Instructions to follow
Begin at the first line of the data and copy each line through the one containing "from matplotlib.patches import Patch", that line included, with no pictures.

----- Information supplied -----

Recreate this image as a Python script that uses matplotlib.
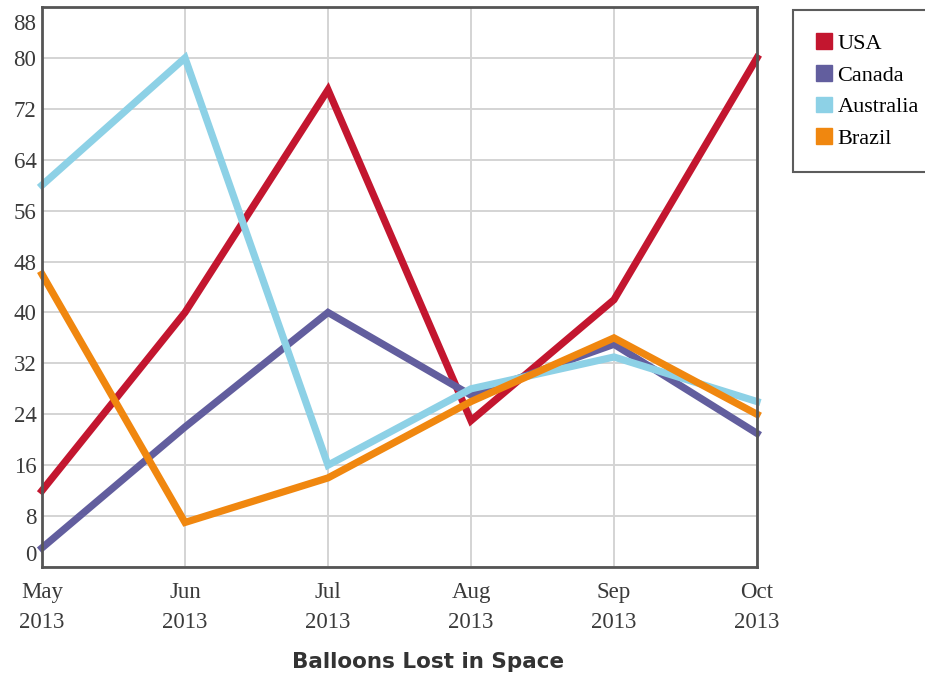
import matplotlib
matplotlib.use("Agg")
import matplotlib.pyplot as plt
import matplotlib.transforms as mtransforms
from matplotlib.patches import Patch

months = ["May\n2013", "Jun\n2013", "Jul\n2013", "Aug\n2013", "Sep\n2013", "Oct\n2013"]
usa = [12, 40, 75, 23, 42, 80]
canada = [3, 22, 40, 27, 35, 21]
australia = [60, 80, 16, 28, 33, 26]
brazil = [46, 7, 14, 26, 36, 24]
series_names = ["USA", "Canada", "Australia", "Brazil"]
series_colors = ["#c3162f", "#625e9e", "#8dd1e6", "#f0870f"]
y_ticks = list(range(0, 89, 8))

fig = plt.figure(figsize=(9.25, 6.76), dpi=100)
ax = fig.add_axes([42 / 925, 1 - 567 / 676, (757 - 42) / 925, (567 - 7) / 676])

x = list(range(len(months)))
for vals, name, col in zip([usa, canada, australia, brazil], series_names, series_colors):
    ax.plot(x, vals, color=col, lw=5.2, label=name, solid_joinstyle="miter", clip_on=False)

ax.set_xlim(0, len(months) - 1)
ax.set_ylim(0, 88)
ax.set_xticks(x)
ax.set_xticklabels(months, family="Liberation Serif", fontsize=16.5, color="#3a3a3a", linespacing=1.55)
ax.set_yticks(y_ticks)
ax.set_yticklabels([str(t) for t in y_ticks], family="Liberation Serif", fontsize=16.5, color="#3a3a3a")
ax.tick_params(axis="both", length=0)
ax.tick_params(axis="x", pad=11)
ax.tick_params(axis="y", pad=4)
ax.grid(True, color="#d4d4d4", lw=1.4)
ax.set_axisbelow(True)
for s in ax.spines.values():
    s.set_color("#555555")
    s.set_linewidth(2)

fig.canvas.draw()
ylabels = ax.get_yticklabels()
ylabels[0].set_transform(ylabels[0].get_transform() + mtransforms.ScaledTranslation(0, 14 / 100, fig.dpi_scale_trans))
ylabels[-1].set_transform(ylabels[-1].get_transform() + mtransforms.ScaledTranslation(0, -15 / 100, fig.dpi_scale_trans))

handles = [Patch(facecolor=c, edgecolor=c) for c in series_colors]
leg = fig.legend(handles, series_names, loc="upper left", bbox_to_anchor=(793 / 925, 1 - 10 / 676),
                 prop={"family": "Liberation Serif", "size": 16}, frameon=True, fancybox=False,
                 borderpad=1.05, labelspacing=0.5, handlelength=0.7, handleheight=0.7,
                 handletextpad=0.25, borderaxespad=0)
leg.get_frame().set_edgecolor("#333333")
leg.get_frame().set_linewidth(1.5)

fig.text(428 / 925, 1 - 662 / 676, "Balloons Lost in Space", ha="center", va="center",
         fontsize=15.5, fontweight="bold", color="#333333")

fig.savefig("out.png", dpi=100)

-----

Reply to the exercise
Recreate this image as a Python script that uses matplotlib.
import matplotlib
matplotlib.use("Agg")
import matplotlib.pyplot as plt
import matplotlib.transforms as mtransforms
from matplotlib.patches import Patch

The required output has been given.